_Given exercise_:
Look through the material and copy each line holding "seaborn".

_Supplied material_:
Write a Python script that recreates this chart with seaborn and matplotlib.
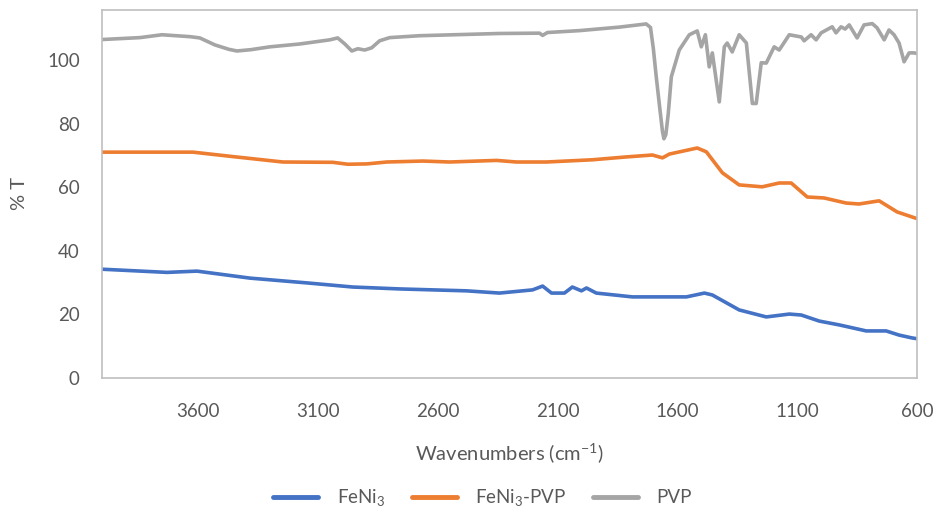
import numpy as np
import pandas as pd
import matplotlib
matplotlib.use("Agg")
import matplotlib.pyplot as plt
import seaborn as sns

# FTIR spectra (wavenumber in cm-1, %T)
pvp_wn = [4000, 3842, 3750, 3633, 3592, 3529, 3470, 3437, 3380, 3300, 3175, 3050,
          3017, 2987, 2958, 2933, 2904, 2875, 2842, 2800, 2675, 2342, 2175, 2162,
          2142, 2008, 1842, 1730, 1712, 1700, 1688, 1672, 1662, 1656, 1648, 1638,
          1625, 1592, 1550, 1517, 1500,
          1483, 1467, 1454, 1425, 1404, 1392, 1371, 1342, 1312, 1287, 1271, 1250,
          1229, 1196, 1175, 1133, 1083, 1071, 1042, 1021, 1000, 954, 938, 917,
          900, 883, 850, 821, 787, 767, 737, 717, 696, 675, 654, 633, 612, 600]
pvp_t = [106.4, 107.0, 107.9, 107.3, 106.9, 104.7, 103.3, 102.8, 103.2, 104.1, 105.0, 106.3,
         106.9, 105.0, 102.8, 103.5, 103.1, 103.8, 106.0, 107.0, 107.6, 108.3, 108.4, 107.7,
         108.6, 109.2, 110.3, 111.3, 110.2, 103.5, 94.7, 84.0, 77.5, 75.2, 76.5, 83.0,
         94.7, 103.1, 107.9, 109.1, 104.1,
         107.9, 97.8, 102.2, 86.8, 104.1, 105.3, 102.5, 107.9, 105.3, 86.3, 86.3, 99.1,
         99.0, 104.1, 103.1, 107.9, 107.2, 106.0, 107.9, 106.3, 108.5, 110.4, 108.5, 110.4,
         109.7, 111.0, 106.9, 111.0, 111.4, 110.1, 106.3, 109.4, 107.9, 105.3, 99.4, 102.2,
         102.2, 102.0]

mix_wn = [4000, 3746, 3621, 3454, 3246, 3037, 2975, 2896, 2812, 2662, 2550, 2354,
          2271, 2146, 1954, 1812, 1704, 1662, 1633, 1517, 1479, 1412, 1342, 1246,
          1175, 1125, 1058, 988, 896, 842, 758, 683, 604]
mix_t = [71.0, 71.0, 71.0, 69.6, 67.9, 67.8, 67.2, 67.3, 67.9, 68.2, 67.9, 68.4,
         67.9, 67.9, 68.6, 69.5, 70.1, 69.2, 70.4, 72.3, 71.1, 64.5, 60.7, 60.1,
         61.3, 61.3, 56.9, 56.6, 55.0, 54.7, 55.7, 52.2, 50.2]

feni_wn = [4000, 3729, 3604, 3383, 3146, 2954, 2758, 2479, 2342, 2204, 2162, 2125,
           2071, 2038, 2000, 1979, 1938, 1788, 1562, 1487, 1454, 1342, 1229, 1133,
           1083, 1008, 925, 812, 729, 675, 621, 604]
feni_t = [34.2, 33.2, 33.6, 31.4, 29.9, 28.6, 28.0, 27.4, 26.7, 27.7, 28.9, 26.7,
          26.7, 28.6, 27.4, 28.3, 26.7, 25.5, 25.5, 26.7, 26.1, 21.4, 19.2, 20.1,
          19.8, 17.9, 16.7, 14.8, 14.8, 13.5, 12.6, 12.4]

labels = ["FeNi$_3$", "FeNi$_3$-PVP", "PVP"]
colors = ["#4472C4", "#ED7D31", "#A5A5A5"]

df = pd.concat([
    pd.DataFrame({"wn": feni_wn, "T": feni_t, "sample": labels[0]}),
    pd.DataFrame({"wn": mix_wn, "T": mix_t, "sample": labels[1]}),
    pd.DataFrame({"wn": pvp_wn, "T": pvp_t, "sample": labels[2]}),
])

sns.set_style("white")
plt.rcParams["font.family"] = ["Lato", "DejaVu Sans"]
plt.rcParams["mathtext.fontset"] = "custom"
plt.rcParams["mathtext.rm"] = "Lato"
plt.rcParams["mathtext.it"] = "Lato"
plt.rcParams["mathtext.default"] = "regular"

fig = plt.figure(figsize=(9.37, 5.15), dpi=100)
ax = fig.add_axes([0.1089, 0.266, 0.8698, 0.7147])

sns.lineplot(data=df, x="wn", y="T", hue="sample", palette=colors,
             hue_order=labels, estimator=None, linewidth=2.6, ax=ax, legend=False)

ax.set_xlim(4000, 600)
ax.set_ylim(0, 115.7)
ax.set_xticks([3600, 3100, 2600, 2100, 1600, 1100, 600])
ax.set_yticks([0, 20, 40, 60, 80, 100])

for s in ax.spines.values():
    s.set_color("#BFBFBF")
    s.set_linewidth(1.2)

ax.tick_params(axis="both", length=0, labelsize=13.5, labelcolor="#595959")
ax.tick_params(axis="x", pad=18)
ax.tick_params(axis="y", pad=16)

ax.set_xlabel("Wavenumbers (cm$^{-1}$)", fontsize=14.5, color="#595959", labelpad=15)
ax.set_ylabel("% T", fontsize=14.5, color="#595959", labelpad=14)

handles = [plt.Line2D([], [], color=c, linewidth=3.5) for c in colors]
ax.legend(handles, labels, loc="center", bbox_to_anchor=(0.467, -0.325), ncol=3,
          frameon=False, fontsize=13.5, handlelength=2.4, handletextpad=1.0,
          columnspacing=1.4, labelcolor="#595959")

fig.savefig("out.png", dpi=100)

_Solution to this task_:
Write a Python script that recreates this chart with seaborn and matplotlib.
import seaborn as sns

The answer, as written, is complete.